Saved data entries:
------------------------------------

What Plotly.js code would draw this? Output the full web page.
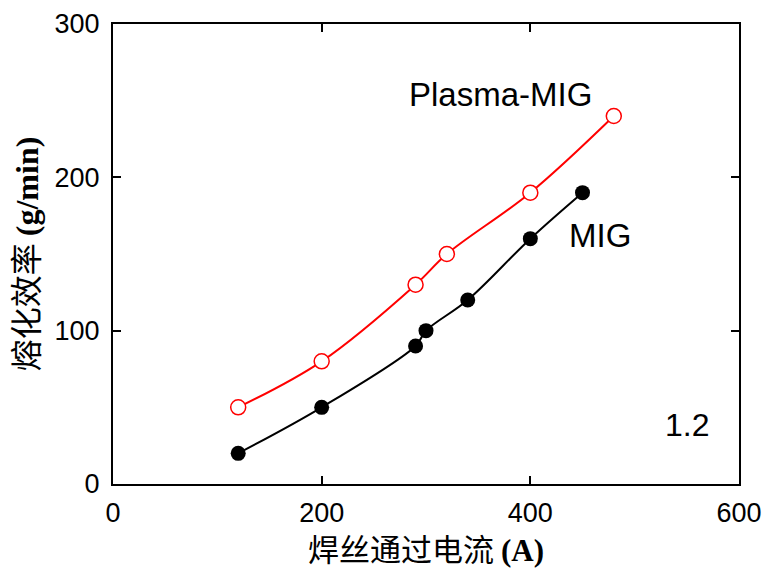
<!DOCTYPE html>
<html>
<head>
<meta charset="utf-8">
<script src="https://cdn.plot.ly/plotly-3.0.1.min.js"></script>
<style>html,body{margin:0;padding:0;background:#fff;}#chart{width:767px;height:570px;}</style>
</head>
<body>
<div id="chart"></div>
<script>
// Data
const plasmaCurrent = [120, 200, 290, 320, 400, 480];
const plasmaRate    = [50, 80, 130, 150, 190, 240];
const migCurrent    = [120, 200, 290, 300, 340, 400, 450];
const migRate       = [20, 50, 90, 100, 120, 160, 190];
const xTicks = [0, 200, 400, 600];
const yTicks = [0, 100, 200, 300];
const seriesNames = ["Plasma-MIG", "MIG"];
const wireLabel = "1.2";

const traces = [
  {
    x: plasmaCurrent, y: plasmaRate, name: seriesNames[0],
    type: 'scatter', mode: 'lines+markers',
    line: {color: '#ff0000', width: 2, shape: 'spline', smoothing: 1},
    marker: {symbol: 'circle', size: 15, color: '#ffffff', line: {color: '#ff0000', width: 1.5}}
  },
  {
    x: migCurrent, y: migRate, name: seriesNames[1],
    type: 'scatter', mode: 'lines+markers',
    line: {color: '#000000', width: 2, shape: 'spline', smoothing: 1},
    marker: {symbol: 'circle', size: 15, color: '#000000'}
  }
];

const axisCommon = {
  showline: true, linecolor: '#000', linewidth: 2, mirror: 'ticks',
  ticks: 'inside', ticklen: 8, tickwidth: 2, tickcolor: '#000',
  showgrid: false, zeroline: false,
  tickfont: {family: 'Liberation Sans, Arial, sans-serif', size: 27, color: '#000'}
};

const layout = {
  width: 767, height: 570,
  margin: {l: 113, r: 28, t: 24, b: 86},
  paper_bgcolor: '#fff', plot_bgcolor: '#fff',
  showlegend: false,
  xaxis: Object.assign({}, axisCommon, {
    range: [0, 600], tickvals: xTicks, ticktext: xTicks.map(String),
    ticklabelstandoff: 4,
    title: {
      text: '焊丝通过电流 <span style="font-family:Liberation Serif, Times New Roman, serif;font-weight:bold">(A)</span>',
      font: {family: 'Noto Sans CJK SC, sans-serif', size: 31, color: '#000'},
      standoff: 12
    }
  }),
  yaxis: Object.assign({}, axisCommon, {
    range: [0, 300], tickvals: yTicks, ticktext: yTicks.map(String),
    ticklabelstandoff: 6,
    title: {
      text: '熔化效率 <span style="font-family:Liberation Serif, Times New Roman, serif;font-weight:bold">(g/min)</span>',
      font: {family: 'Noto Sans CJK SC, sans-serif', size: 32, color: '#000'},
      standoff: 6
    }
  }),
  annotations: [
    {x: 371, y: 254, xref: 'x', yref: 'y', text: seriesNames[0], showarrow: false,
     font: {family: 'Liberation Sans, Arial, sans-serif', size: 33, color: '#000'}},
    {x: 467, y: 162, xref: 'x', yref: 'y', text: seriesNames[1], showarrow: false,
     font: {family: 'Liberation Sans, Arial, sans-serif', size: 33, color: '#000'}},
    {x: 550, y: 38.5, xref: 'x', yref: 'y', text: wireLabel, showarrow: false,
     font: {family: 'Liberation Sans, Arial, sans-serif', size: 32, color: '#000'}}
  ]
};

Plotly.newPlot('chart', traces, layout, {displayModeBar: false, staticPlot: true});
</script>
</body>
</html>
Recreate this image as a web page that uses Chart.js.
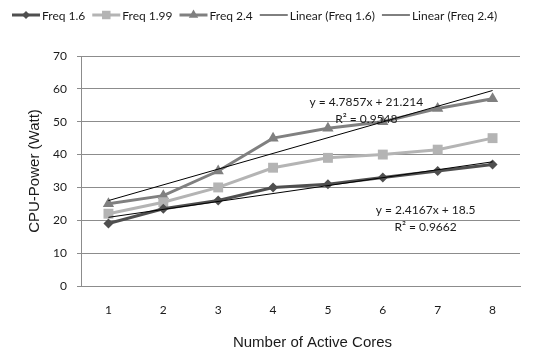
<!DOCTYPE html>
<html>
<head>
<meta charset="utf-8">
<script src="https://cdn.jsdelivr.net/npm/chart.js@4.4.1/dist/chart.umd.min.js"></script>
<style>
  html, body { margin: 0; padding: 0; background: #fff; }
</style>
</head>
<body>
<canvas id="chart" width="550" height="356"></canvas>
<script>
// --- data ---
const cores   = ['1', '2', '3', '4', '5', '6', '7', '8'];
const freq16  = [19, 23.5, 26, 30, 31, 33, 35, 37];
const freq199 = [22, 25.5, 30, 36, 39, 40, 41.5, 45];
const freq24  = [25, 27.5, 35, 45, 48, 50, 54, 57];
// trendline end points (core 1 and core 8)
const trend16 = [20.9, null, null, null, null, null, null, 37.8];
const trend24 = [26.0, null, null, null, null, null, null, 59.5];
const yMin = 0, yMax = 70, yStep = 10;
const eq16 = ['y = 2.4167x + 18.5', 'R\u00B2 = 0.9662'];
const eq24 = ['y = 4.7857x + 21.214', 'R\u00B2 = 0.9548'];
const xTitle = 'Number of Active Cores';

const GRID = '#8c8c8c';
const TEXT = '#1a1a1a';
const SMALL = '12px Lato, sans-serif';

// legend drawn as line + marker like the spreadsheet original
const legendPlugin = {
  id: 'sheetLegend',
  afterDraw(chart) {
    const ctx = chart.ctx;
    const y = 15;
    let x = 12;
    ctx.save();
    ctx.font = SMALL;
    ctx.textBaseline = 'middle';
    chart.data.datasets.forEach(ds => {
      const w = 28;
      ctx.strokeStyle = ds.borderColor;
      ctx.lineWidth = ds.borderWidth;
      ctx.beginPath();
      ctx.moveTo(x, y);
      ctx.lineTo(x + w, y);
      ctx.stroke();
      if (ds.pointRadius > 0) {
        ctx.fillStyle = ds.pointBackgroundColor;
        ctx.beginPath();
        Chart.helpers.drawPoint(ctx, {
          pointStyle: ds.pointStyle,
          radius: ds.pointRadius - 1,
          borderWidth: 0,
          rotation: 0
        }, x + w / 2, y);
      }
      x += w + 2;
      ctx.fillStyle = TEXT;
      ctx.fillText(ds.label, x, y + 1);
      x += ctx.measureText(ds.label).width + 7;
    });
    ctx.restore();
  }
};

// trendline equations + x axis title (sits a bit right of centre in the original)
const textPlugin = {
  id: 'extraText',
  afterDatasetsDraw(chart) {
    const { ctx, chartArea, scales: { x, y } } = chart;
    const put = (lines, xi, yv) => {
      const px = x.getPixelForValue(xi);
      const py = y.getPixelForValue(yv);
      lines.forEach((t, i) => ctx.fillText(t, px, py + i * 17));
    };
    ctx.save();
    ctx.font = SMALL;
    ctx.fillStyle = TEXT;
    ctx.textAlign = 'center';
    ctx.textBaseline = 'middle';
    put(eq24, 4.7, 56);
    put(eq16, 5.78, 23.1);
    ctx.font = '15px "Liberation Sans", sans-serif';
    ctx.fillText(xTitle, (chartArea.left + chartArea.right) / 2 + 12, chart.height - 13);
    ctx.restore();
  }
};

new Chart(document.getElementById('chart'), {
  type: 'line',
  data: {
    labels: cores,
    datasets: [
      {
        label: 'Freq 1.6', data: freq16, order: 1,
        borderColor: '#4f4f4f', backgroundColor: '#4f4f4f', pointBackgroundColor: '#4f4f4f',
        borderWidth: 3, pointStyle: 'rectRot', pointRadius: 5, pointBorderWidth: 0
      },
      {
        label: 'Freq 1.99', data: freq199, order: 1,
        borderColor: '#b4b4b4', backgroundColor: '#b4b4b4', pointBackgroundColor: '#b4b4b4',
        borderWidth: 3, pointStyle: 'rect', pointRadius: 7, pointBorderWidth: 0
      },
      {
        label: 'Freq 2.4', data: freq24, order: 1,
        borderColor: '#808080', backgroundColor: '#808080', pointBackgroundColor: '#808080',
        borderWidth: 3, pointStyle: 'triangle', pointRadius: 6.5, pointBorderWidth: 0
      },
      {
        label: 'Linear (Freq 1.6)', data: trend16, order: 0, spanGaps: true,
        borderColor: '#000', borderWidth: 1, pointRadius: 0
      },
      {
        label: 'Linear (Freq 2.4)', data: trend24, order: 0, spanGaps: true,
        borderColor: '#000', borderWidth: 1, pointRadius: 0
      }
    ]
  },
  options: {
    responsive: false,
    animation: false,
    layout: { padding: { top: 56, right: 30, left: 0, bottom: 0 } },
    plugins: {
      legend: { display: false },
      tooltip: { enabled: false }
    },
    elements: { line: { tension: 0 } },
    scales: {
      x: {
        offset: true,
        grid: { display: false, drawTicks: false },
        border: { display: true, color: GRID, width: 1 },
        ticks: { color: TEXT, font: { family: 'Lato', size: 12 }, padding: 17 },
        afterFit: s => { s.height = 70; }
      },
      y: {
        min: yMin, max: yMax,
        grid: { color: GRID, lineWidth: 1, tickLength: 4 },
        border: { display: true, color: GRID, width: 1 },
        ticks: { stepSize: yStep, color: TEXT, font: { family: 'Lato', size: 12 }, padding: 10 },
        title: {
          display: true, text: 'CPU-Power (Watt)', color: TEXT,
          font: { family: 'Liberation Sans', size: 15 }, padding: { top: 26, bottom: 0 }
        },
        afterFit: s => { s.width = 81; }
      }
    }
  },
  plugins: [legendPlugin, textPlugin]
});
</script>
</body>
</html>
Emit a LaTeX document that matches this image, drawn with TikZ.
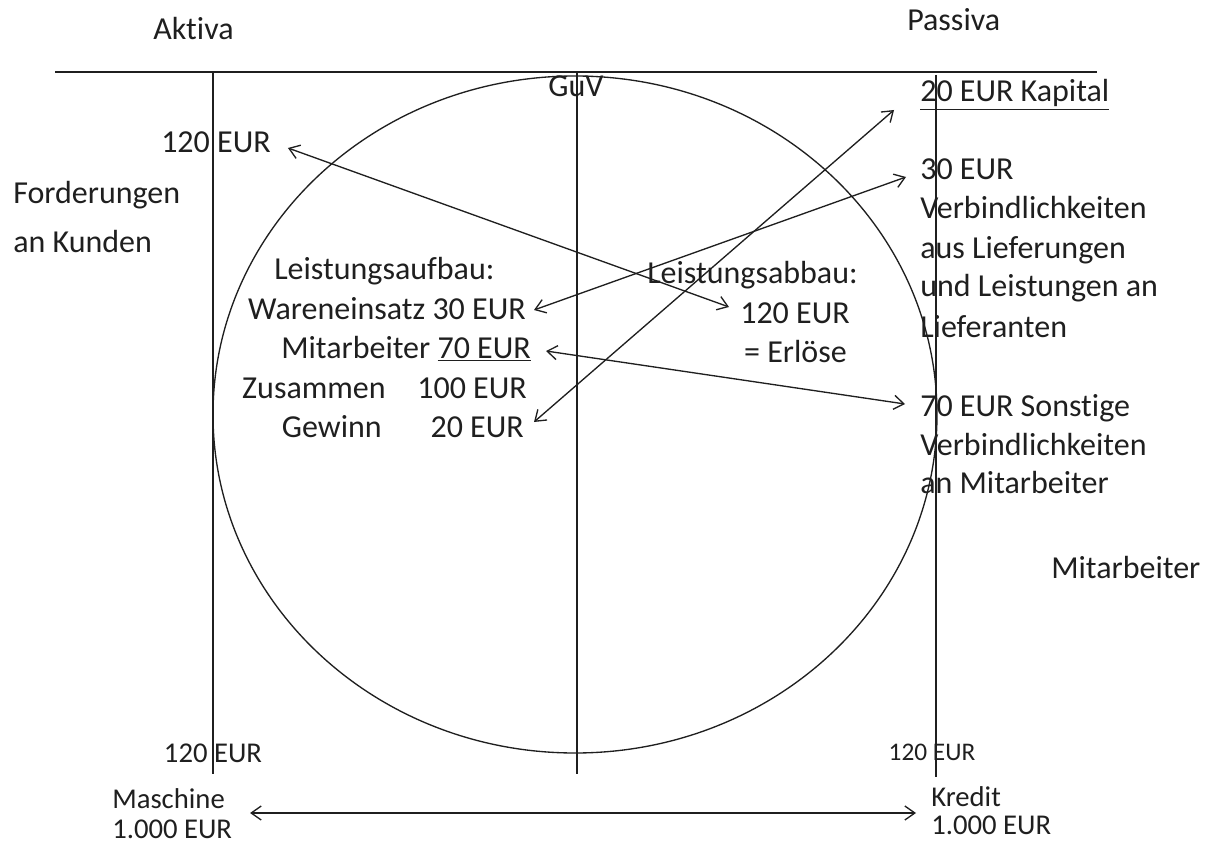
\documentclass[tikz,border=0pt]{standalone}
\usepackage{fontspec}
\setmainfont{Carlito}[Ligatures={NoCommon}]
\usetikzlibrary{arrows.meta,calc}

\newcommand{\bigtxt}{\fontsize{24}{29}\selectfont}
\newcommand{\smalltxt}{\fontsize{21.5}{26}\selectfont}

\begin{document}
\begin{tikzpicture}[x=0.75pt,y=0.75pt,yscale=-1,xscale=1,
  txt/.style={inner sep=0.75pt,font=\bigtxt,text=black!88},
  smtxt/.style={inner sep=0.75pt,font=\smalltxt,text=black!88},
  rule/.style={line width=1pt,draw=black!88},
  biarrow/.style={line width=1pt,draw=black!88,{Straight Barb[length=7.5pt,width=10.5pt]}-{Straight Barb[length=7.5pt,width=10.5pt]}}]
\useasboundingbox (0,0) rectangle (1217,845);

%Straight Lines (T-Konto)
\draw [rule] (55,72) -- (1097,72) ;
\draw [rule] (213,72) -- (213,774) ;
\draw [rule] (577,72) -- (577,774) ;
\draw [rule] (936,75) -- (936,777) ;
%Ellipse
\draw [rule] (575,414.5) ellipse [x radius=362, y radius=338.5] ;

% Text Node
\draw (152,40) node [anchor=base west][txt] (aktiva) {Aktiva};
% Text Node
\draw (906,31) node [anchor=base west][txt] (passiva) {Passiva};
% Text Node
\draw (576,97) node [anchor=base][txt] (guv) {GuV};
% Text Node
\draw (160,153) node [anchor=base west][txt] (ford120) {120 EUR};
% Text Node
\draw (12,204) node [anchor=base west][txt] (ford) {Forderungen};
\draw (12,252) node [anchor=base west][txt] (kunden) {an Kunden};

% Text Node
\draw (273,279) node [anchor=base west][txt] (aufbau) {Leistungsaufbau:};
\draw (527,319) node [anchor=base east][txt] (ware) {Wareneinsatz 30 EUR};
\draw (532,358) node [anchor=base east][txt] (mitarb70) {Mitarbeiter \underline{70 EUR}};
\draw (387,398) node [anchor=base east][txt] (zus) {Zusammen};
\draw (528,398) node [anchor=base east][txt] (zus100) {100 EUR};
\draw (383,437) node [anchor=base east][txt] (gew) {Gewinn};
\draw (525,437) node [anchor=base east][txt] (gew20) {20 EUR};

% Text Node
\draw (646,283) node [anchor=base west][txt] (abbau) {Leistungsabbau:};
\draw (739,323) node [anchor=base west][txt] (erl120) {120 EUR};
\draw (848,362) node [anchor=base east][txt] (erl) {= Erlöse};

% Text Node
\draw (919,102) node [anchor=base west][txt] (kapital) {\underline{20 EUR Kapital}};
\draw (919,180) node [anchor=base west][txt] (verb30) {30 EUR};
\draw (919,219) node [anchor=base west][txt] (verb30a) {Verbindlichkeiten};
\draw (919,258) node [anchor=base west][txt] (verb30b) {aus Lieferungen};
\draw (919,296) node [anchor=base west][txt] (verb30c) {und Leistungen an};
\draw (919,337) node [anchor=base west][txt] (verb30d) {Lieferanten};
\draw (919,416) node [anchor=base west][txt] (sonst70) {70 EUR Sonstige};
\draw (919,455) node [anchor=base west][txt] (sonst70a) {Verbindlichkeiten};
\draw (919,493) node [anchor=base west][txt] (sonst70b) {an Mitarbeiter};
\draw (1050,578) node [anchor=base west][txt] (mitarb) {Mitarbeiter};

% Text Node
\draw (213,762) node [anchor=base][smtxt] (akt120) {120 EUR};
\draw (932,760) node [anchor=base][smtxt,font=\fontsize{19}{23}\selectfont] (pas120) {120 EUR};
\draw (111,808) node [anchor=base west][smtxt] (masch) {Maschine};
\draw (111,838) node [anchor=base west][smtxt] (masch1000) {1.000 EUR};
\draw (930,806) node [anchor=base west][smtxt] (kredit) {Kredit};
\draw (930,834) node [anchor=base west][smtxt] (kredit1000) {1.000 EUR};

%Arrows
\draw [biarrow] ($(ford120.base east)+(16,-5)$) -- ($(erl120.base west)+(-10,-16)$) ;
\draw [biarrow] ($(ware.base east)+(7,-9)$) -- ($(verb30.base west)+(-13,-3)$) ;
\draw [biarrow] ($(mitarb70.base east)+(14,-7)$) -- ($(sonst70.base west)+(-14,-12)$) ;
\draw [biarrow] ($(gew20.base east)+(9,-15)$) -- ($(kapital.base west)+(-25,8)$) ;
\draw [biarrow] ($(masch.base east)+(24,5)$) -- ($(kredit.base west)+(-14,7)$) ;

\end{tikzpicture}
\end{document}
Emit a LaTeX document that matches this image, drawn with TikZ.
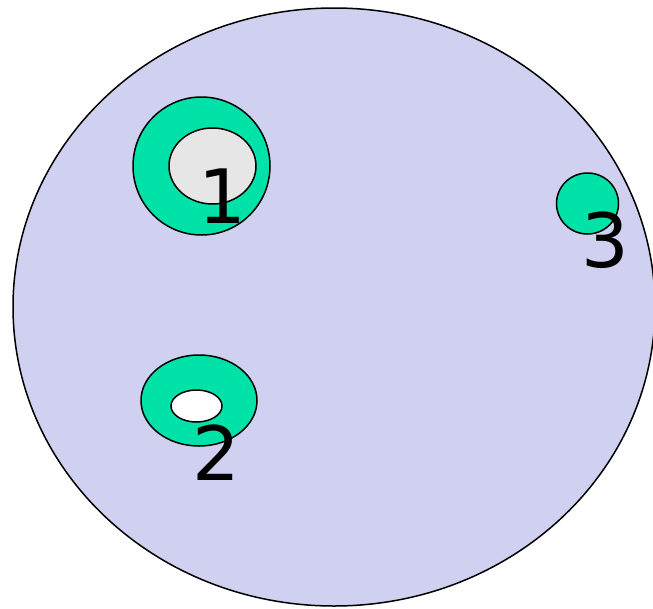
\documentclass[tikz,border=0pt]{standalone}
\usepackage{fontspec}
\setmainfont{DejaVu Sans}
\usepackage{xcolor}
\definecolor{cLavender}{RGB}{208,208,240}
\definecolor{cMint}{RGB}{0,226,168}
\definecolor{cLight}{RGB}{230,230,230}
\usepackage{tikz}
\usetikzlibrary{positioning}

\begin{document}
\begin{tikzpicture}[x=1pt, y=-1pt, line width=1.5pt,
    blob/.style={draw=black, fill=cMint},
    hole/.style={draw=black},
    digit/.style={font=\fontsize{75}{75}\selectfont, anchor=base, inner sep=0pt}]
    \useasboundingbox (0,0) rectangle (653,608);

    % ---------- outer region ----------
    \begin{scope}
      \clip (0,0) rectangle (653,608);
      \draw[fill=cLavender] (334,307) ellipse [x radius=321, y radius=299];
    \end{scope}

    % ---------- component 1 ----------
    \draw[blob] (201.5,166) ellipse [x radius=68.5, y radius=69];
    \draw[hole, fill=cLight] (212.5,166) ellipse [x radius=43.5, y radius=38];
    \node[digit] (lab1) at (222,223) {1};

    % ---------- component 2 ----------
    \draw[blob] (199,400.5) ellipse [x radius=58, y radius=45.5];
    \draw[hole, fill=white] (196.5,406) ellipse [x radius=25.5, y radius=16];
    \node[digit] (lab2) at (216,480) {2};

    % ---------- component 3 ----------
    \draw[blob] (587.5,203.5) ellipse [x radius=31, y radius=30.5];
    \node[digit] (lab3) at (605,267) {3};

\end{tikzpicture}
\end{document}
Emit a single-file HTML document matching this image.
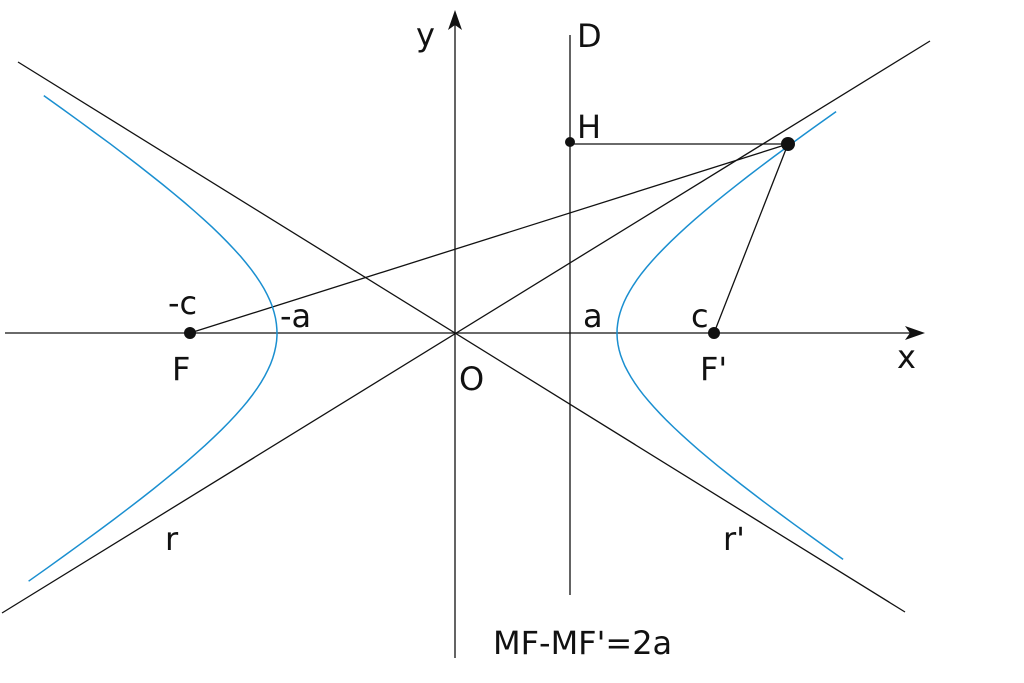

------------------------------------

▶ Your instructions:
State how many lines of the listing include the word "this". Reply with the number alone.

▶ Task solution:
5